Home » Articles » Avoiding IRS penalties when an estate includes a foreign account

Avoiding IRS penalties when an estate includes a foreign account

Usually when considering an estate, people think assets. Debts and liabilities, however, may pass to the next generation and can greatly reduce the value of an estate.

Credit card bills, a mortgage or medical debt may remain unpaid. These creditors may agree to discount the amount owed for a lump sum payment. A federal student loan on the other hand is discharged when the individual who took out the loan dies. The situation changes with a co-signor on a private student loan dies. In this situation, the balance may immediately become due in full.

Other liabilities may include unpaid or disputed taxes or penalties to the State of New York or the Internal Revenue Service. One of the issues that may crop up relates to foreign accounts.

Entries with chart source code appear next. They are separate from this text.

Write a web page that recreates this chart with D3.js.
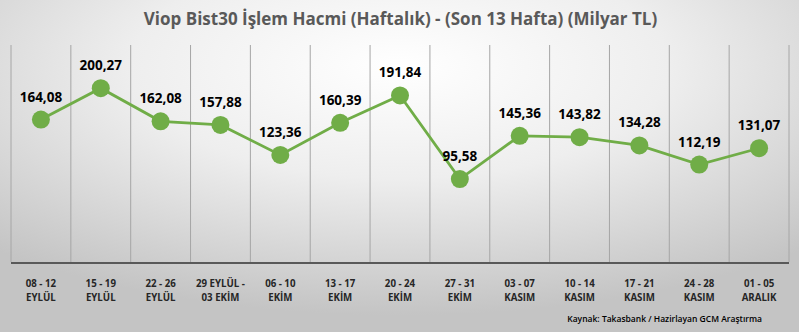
<!DOCTYPE html>
<html>
<head>
<meta charset="utf-8">
<script src="https://cdn.jsdelivr.net/npm/d3@7"></script>
<style>
  body { margin: 0; }
  svg { display: block; }
</style>
</head>
<body>
<div id="chart"></div>
<script>
// weekly values (billion TL)
const weeks = ["08 - 12", "15 - 19", "22 - 26", "29 EYLÜL  -", "06 - 10", "13 - 17", "20 - 24",
  "27 - 31", "03 - 07", "10 - 14", "17 - 21", "24 - 28", "01 - 05"];
const months = ["EYLÜL", "EYLÜL", "EYLÜL", "03 EKİM", "EKİM", "EKİM", "EKİM",
  "EKİM", "KASIM", "KASIM", "KASIM", "KASIM", "ARALIK"];
const volumes = [164.08, 200.27, 162.08, 157.88, 123.36, 160.39, 191.84,
  95.58, 145.36, 143.82, 134.28, 112.19, 131.07];

const W = 799, H = 332;
const margin = { top: 46, right: 10, bottom: 70, left: 11 };

const svg = d3.select("#chart").append("svg")
  .attr("width", W)
  .attr("height", H);

// background gradient (light centre, grey edges)
const defs = svg.append("defs");
const grad = defs.append("radialGradient")
  .attr("id", "bg")
  .attr("cx", "50%").attr("cy", "20%").attr("r", "75%")
  .attr("gradientUnits", "objectBoundingBox");
grad.append("stop").attr("offset", "0%").attr("stop-color", "#ffffff");
grad.append("stop").attr("offset", "45%").attr("stop-color", "#eeeeee");
grad.append("stop").attr("offset", "100%").attr("stop-color", "#c4c4c4");

svg.append("rect")
  .attr("width", W).attr("height", H)
  .attr("fill", "url(#bg)");

const x = d3.scaleBand()
  .domain(d3.range(weeks.length))
  .range([margin.left, W - margin.right]);

const y = d3.scaleLinear()
  .domain([0, 250])
  .range([H - margin.bottom, margin.top - 1]);

const base = y(0);

// vertical category separators
const edges = d3.range(weeks.length + 1).map(i => i < weeks.length ? x(i) : x.range()[1]);
svg.append("g")
  .selectAll("line")
  .data(edges)
  .join("line")
  .attr("x1", d => d).attr("x2", d => d)
  .attr("y1", y(250)).attr("y2", base)
  .attr("stroke", "#a6a6a6")
  .attr("stroke-width", 1);

// baseline
svg.append("line")
  .attr("x1", x.range()[0]).attr("x2", x.range()[1])
  .attr("y1", base + 1).attr("y2", base + 1)
  .attr("stroke", "#595959")
  .attr("stroke-width", 2);

// title
svg.append("text")
  .attr("x", W / 2 + 1)
  .attr("y", 25)
  .attr("text-anchor", "middle")
  .attr("font-family", "'Open Sans', sans-serif")
  .attr("font-weight", "bold")
  .attr("font-size", "17px")
  .attr("fill", "#595959")
  .text("Viop Bist30 İşlem Hacmi (Haftalık) - (Son 13 Hafta) (Milyar TL)");

const cx = i => x(i) + x.bandwidth() / 2;

const line = d3.line()
  .x((d, i) => cx(i))
  .y(d => y(d));

svg.append("path")
  .datum(volumes)
  .attr("fill", "none")
  .attr("stroke", "#70ad47")
  .attr("stroke-width", 2.8)
  .attr("d", line);

svg.append("g")
  .selectAll("circle")
  .data(volumes)
  .join("circle")
  .attr("cx", (d, i) => cx(i))
  .attr("cy", d => y(d))
  .attr("r", 9)
  .attr("fill", "#70ad47");

// value labels
svg.append("g")
  .selectAll("text")
  .data(volumes)
  .join("text")
  .attr("x", (d, i) => cx(i))
  .attr("y", d => y(d) - 18)
  .attr("text-anchor", "middle")
  .attr("font-family", "'Open Sans', sans-serif")
  .attr("font-weight", "bold")
  .attr("font-size", "13.5px")
  .attr("fill", "#000")
  .text(d => d.toFixed(2).replace(".", ","));

// category labels (two lines)
const ticks = svg.append("g")
  .selectAll("text")
  .data(weeks)
  .join("text")
  .attr("text-anchor", "middle")
  .attr("font-family", "'Open Sans', sans-serif")
  .attr("font-weight", "bold")
  .attr("font-size", "9.7px")
  .attr("fill", "#262626");
ticks.append("tspan")
  .attr("x", (d, i) => cx(i))
  .attr("y", 287)
  .text(d => d);
ticks.append("tspan")
  .attr("x", (d, i) => cx(i))
  .attr("y", 301)
  .text((d, i) => months[i]);

// source note
svg.append("text")
  .attr("x", 762)
  .attr("y", 322)
  .attr("text-anchor", "end")
  .attr("font-family", "'Open Sans', sans-serif")
  .attr("font-weight", "600")
  .attr("font-size", "8.5px")
  .attr("fill", "#000")
  .text("Kaynak: Takasbank / Hazirlayan GCM Araştırma");
</script>
</body>
</html>
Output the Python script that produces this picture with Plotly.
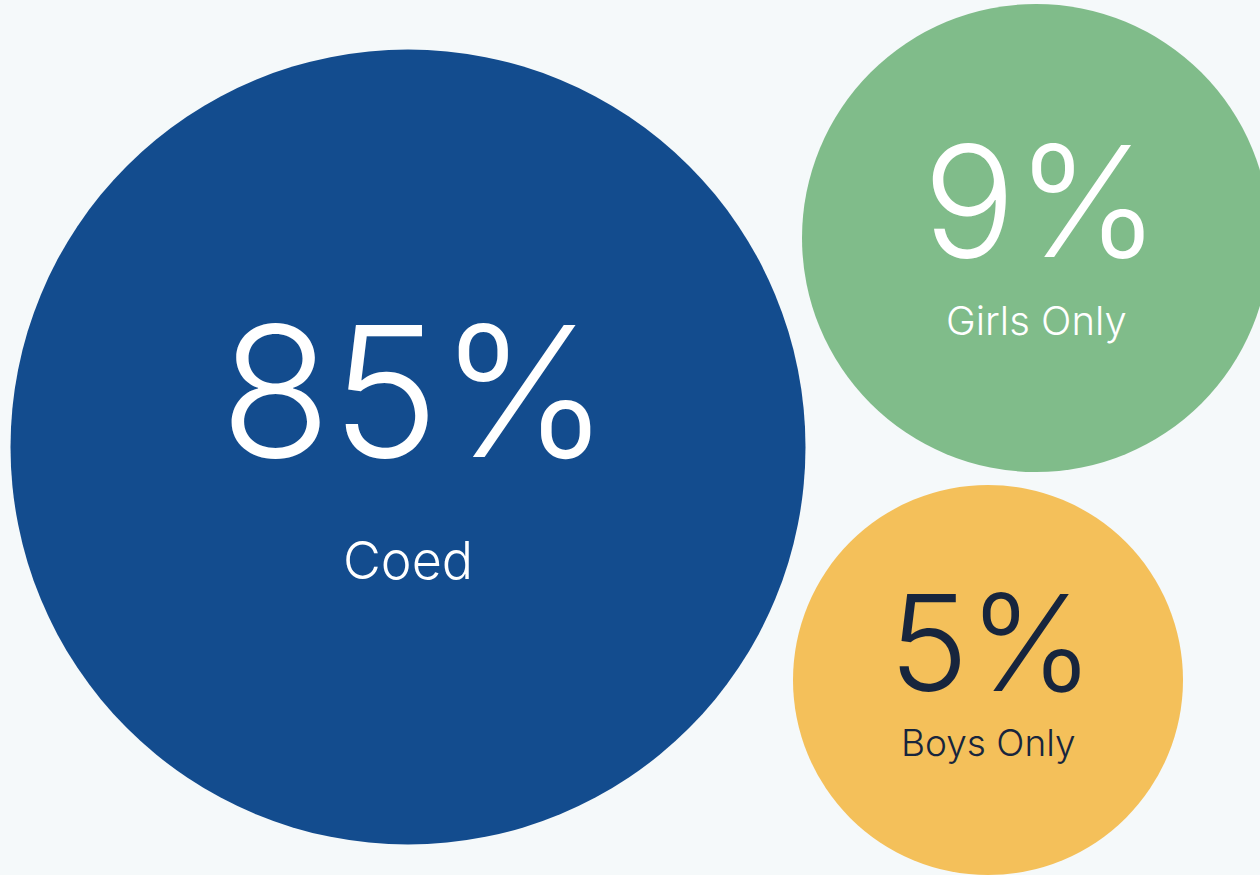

Voluntary disclosure of an offshore account

Offshore accounts have been in the news lately as the Treasury gears up to implement the Foreign Account Tax Compliance Act that goes into effect on July 1, 2014. The IRS has been on the hunt for those with undisclosed offshore accounts. All U.S. citizens and residents need to disclose accounts held at foreign banks on a Report of Foreign Bank and Financial Accounts (FBAR) form if the value is above $10,000 during the fiscal year.

If you had an elderly relative who immigrated to the U.S. from Europe, but left money accruing interest income over the years in an undisclosed Swiss bank account there could be some liability issues. The penalties for failure to report are steep and even criminal when willful.

As an heir of the account, you could avoid criminal charges by filing a disclosure. The offshore voluntary disclosure program requires a taxpayer to pay taxes on the income earned as well as interest that accrued over an eight-year look back period. In addition, a FBAR penalty ranges from five percent to 27.5 percent of the highest balance in the account. The capital gains tax, interest and the penalty could take a substantial portion of an account.

The voluntary disclosure programs started in 2009. Since the initial round, almost 50 percent of the individuals paying the penalties inherited offshore accounts from a relative, according to research by the Government Accountability Office.

Penalties and taxes tied to a foreign bank account can reduce an inheritance. As the IRS continues to receive more information from foreign banks about depositors, quiet disclosure may not protect you from paying back taxes. The IRS statute of limitations allows the agency plenty of time to collect on back taxes, so it is best to take care of issues relating to a foreign account promptly.

Utilize financial accounts that will avoid probate

Various types of accounts can avoid probate and tax penalties. An annuity that you fund to provide pension-like retirement income also usually carries a death benefit. You can designate a beneficiary and this has the benefit of financial privacy for you and heirs by avoiding probate. Proceeds of a life insurance policy may also avoid probate and flow to a beneficiary without tax consequence.

When questions arise about how a transfer of an asset, debt or liability will affect heirs, consult an experienced estate planning attorney. Failure to have a plan in place could result in IRS penalties or a lengthy probate process.